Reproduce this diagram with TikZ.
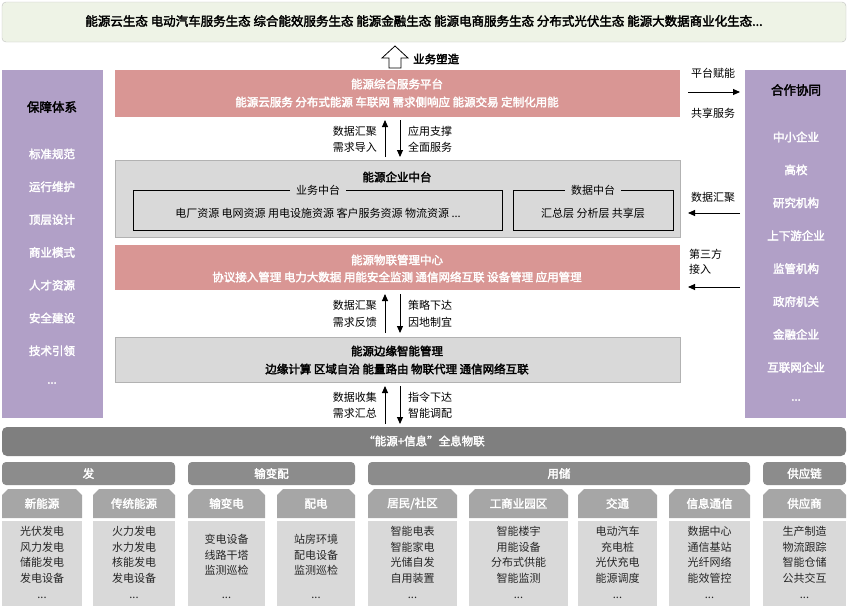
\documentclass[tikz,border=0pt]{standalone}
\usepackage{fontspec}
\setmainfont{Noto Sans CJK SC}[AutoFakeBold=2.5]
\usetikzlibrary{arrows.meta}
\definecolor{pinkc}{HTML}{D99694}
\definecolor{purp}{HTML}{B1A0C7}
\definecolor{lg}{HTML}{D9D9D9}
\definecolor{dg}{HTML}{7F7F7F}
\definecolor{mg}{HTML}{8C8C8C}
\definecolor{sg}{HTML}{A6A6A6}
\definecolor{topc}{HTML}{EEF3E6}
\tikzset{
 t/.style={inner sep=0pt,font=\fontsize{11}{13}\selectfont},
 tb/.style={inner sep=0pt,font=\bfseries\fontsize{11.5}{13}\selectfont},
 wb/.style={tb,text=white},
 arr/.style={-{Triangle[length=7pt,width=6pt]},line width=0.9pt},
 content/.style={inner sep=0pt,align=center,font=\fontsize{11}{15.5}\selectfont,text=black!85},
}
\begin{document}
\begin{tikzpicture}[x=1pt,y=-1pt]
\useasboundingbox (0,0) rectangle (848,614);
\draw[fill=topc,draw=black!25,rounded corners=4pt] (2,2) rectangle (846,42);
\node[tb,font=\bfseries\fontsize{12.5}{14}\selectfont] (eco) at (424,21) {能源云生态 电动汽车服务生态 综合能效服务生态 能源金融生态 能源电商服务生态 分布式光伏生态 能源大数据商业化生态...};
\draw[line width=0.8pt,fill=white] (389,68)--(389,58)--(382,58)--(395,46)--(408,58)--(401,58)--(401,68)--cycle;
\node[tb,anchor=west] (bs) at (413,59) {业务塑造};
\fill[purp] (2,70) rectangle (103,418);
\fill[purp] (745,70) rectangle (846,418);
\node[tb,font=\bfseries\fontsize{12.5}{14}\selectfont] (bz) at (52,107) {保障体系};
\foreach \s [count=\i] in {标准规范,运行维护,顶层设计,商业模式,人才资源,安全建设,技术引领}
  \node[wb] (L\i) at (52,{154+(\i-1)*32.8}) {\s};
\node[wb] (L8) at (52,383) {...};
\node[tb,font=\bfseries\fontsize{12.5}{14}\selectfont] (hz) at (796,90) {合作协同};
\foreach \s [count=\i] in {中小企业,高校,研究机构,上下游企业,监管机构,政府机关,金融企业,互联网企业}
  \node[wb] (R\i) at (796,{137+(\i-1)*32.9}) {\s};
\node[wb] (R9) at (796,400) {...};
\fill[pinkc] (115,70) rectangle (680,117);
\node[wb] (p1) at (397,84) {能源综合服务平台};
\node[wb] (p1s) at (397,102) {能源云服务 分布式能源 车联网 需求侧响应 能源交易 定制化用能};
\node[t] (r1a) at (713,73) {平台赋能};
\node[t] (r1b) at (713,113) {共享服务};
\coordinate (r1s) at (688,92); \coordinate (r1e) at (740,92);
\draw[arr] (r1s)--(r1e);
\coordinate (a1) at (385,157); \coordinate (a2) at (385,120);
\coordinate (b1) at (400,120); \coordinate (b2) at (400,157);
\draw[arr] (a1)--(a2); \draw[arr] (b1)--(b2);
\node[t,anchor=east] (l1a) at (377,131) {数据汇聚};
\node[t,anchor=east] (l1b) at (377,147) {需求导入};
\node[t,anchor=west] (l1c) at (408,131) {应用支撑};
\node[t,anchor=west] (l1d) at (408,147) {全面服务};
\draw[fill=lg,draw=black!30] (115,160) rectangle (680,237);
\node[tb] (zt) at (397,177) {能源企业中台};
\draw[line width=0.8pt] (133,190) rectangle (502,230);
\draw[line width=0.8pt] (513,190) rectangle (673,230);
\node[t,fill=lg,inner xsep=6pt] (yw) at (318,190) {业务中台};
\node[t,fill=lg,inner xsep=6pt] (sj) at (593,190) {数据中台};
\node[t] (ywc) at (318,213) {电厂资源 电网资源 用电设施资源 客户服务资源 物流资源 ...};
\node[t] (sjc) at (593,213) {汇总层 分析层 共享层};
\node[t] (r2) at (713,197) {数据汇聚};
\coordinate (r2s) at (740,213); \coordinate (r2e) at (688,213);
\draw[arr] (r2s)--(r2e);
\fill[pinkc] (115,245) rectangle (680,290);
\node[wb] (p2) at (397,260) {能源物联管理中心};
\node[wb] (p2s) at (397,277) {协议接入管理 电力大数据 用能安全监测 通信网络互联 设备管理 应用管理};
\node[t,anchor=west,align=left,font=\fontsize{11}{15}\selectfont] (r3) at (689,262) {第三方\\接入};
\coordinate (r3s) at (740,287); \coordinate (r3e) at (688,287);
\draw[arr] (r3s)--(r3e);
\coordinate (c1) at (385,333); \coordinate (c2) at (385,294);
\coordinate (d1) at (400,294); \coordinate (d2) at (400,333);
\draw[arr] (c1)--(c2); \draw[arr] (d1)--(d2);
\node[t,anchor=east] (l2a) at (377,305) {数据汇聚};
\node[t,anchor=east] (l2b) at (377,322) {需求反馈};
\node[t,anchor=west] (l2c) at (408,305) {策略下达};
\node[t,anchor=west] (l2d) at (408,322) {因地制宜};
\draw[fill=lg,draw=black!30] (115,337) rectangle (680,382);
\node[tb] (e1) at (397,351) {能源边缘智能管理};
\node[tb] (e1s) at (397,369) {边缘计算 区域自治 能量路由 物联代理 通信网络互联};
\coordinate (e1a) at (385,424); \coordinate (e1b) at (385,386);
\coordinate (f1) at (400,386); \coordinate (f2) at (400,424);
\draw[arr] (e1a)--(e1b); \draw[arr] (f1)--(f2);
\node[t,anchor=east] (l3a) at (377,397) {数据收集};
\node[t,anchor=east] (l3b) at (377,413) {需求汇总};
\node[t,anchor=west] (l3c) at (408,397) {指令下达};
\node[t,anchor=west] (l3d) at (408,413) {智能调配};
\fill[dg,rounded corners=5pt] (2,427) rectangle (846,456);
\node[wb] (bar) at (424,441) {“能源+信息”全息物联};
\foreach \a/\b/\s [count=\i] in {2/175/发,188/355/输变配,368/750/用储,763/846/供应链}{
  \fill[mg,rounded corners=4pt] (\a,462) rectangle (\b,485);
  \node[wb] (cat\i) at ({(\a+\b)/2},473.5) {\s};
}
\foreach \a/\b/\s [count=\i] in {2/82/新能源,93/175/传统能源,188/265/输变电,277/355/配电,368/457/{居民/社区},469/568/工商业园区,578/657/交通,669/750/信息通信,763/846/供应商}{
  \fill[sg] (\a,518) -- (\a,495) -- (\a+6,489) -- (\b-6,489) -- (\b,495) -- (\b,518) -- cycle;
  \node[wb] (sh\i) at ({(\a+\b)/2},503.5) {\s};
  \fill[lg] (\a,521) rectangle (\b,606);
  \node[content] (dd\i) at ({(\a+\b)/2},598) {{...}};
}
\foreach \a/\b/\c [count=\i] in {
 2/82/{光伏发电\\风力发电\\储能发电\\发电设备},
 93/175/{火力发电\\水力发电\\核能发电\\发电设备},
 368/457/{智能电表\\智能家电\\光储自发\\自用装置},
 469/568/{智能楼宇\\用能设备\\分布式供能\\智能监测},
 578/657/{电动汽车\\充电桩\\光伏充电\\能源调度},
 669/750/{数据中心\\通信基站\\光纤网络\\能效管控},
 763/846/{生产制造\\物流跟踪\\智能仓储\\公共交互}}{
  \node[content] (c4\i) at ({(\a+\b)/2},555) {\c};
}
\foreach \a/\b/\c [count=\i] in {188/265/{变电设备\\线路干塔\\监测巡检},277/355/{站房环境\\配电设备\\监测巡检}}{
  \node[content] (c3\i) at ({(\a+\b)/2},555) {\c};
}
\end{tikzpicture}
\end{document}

Work to be completed:
Pictures in the data above should not be copied; transcribe everything else exactly.

Solution for this exercise:
Reproduce this diagram with TikZ.
\documentclass[tikz,border=0pt]{standalone}
\usepackage{fontspec}
\setmainfont{Noto Sans CJK SC}[AutoFakeBold=2.5]
\usetikzlibrary{arrows.meta}
\definecolor{pinkc}{HTML}{D99694}
\definecolor{purp}{HTML}{B1A0C7}
\definecolor{lg}{HTML}{D9D9D9}
\definecolor{dg}{HTML}{7F7F7F}
\definecolor{mg}{HTML}{8C8C8C}
\definecolor{sg}{HTML}{A6A6A6}
\definecolor{topc}{HTML}{EEF3E6}
\tikzset{
 t/.style={inner sep=0pt,font=\fontsize{11}{13}\selectfont},
 tb/.style={inner sep=0pt,font=\bfseries\fontsize{11.5}{13}\selectfont},
 wb/.style={tb,text=white},
 arr/.style={-{Triangle[length=7pt,width=6pt]},line width=0.9pt},
 content/.style={inner sep=0pt,align=center,font=\fontsize{11}{15.5}\selectfont,text=black!85},
}
\begin{document}
\begin{tikzpicture}[x=1pt,y=-1pt]
\useasboundingbox (0,0) rectangle (848,614);
\draw[fill=topc,draw=black!25,rounded corners=4pt] (2,2) rectangle (846,42);
\node[tb,font=\bfseries\fontsize{12.5}{14}\selectfont] (eco) at (424,21) {能源云生态 电动汽车服务生态 综合能效服务生态 能源金融生态 能源电商服务生态 分布式光伏生态 能源大数据商业化生态...};
\draw[line width=0.8pt,fill=white] (389,68)--(389,58)--(382,58)--(395,46)--(408,58)--(401,58)--(401,68)--cycle;
\node[tb,anchor=west] (bs) at (413,59) {业务塑造};
\fill[purp] (2,70) rectangle (103,418);
\fill[purp] (745,70) rectangle (846,418);
\node[tb,font=\bfseries\fontsize{12.5}{14}\selectfont] (bz) at (52,107) {保障体系};
\foreach \s [count=\i] in {标准规范,运行维护,顶层设计,商业模式,人才资源,安全建设,技术引领}
  \node[wb] (L\i) at (52,{154+(\i-1)*32.8}) {\s};
\node[wb] (L8) at (52,383) {...};
\node[tb,font=\bfseries\fontsize{12.5}{14}\selectfont] (hz) at (796,90) {合作协同};
\foreach \s [count=\i] in {中小企业,高校,研究机构,上下游企业,监管机构,政府机关,金融企业,互联网企业}
  \node[wb] (R\i) at (796,{137+(\i-1)*32.9}) {\s};
\node[wb] (R9) at (796,400) {...};
\fill[pinkc] (115,70) rectangle (680,117);
\node[wb] (p1) at (397,84) {能源综合服务平台};
\node[wb] (p1s) at (397,102) {能源云服务 分布式能源 车联网 需求侧响应 能源交易 定制化用能};
\node[t] (r1a) at (713,73) {平台赋能};
\node[t] (r1b) at (713,113) {共享服务};
\coordinate (r1s) at (688,92); \coordinate (r1e) at (740,92);
\draw[arr] (r1s)--(r1e);
\coordinate (a1) at (385,157); \coordinate (a2) at (385,120);
\coordinate (b1) at (400,120); \coordinate (b2) at (400,157);
\draw[arr] (a1)--(a2); \draw[arr] (b1)--(b2);
\node[t,anchor=east] (l1a) at (377,131) {数据汇聚};
\node[t,anchor=east] (l1b) at (377,147) {需求导入};
\node[t,anchor=west] (l1c) at (408,131) {应用支撑};
\node[t,anchor=west] (l1d) at (408,147) {全面服务};
\draw[fill=lg,draw=black!30] (115,160) rectangle (680,237);
\node[tb] (zt) at (397,177) {能源企业中台};
\draw[line width=0.8pt] (133,190) rectangle (502,230);
\draw[line width=0.8pt] (513,190) rectangle (673,230);
\node[t,fill=lg,inner xsep=6pt] (yw) at (318,190) {业务中台};
\node[t,fill=lg,inner xsep=6pt] (sj) at (593,190) {数据中台};
\node[t] (ywc) at (318,213) {电厂资源 电网资源 用电设施资源 客户服务资源 物流资源 ...};
\node[t] (sjc) at (593,213) {汇总层 分析层 共享层};
\node[t] (r2) at (713,197) {数据汇聚};
\coordinate (r2s) at (740,213); \coordinate (r2e) at (688,213);
\draw[arr] (r2s)--(r2e);
\fill[pinkc] (115,245) rectangle (680,290);
\node[wb] (p2) at (397,260) {能源物联管理中心};
\node[wb] (p2s) at (397,277) {协议接入管理 电力大数据 用能安全监测 通信网络互联 设备管理 应用管理};
\node[t,anchor=west,align=left,font=\fontsize{11}{15}\selectfont] (r3) at (689,262) {第三方\\接入};
\coordinate (r3s) at (740,287); \coordinate (r3e) at (688,287);
\draw[arr] (r3s)--(r3e);
\coordinate (c1) at (385,333); \coordinate (c2) at (385,294);
\coordinate (d1) at (400,294); \coordinate (d2) at (400,333);
\draw[arr] (c1)--(c2); \draw[arr] (d1)--(d2);
\node[t,anchor=east] (l2a) at (377,305) {数据汇聚};
\node[t,anchor=east] (l2b) at (377,322) {需求反馈};
\node[t,anchor=west] (l2c) at (408,305) {策略下达};
\node[t,anchor=west] (l2d) at (408,322) {因地制宜};
\draw[fill=lg,draw=black!30] (115,337) rectangle (680,382);
\node[tb] (e1) at (397,351) {能源边缘智能管理};
\node[tb] (e1s) at (397,369) {边缘计算 区域自治 能量路由 物联代理 通信网络互联};
\coordinate (e1a) at (385,424); \coordinate (e1b) at (385,386);
\coordinate (f1) at (400,386); \coordinate (f2) at (400,424);
\draw[arr] (e1a)--(e1b); \draw[arr] (f1)--(f2);
\node[t,anchor=east] (l3a) at (377,397) {数据收集};
\node[t,anchor=east] (l3b) at (377,413) {需求汇总};
\node[t,anchor=west] (l3c) at (408,397) {指令下达};
\node[t,anchor=west] (l3d) at (408,413) {智能调配};
\fill[dg,rounded corners=5pt] (2,427) rectangle (846,456);
\node[wb] (bar) at (424,441) {“能源+信息”全息物联};
\foreach \a/\b/\s [count=\i] in {2/175/发,188/355/输变配,368/750/用储,763/846/供应链}{
  \fill[mg,rounded corners=4pt] (\a,462) rectangle (\b,485);
  \node[wb] (cat\i) at ({(\a+\b)/2},473.5) {\s};
}
\foreach \a/\b/\s [count=\i] in {2/82/新能源,93/175/传统能源,188/265/输变电,277/355/配电,368/457/{居民/社区},469/568/工商业园区,578/657/交通,669/750/信息通信,763/846/供应商}{
  \fill[sg] (\a,518) -- (\a,495) -- (\a+6,489) -- (\b-6,489) -- (\b,495) -- (\b,518) -- cycle;
  \node[wb] (sh\i) at ({(\a+\b)/2},503.5) {\s};
  \fill[lg] (\a,521) rectangle (\b,606);
  \node[content] (dd\i) at ({(\a+\b)/2},598) {{...}};
}
\foreach \a/\b/\c [count=\i] in {
 2/82/{光伏发电\\风力发电\\储能发电\\发电设备},
 93/175/{火力发电\\水力发电\\核能发电\\发电设备},
 368/457/{智能电表\\智能家电\\光储自发\\自用装置},
 469/568/{智能楼宇\\用能设备\\分布式供能\\智能监测},
 578/657/{电动汽车\\充电桩\\光伏充电\\能源调度},
 669/750/{数据中心\\通信基站\\光纤网络\\能效管控},
 763/846/{生产制造\\物流跟踪\\智能仓储\\公共交互}}{
  \node[content] (c4\i) at ({(\a+\b)/2},555) {\c};
}
\foreach \a/\b/\c [count=\i] in {188/265/{变电设备\\线路干塔\\监测巡检},277/355/{站房环境\\配电设备\\监测巡检}}{
  \node[content] (c3\i) at ({(\a+\b)/2},555) {\c};
}
\end{tikzpicture}
\end{document}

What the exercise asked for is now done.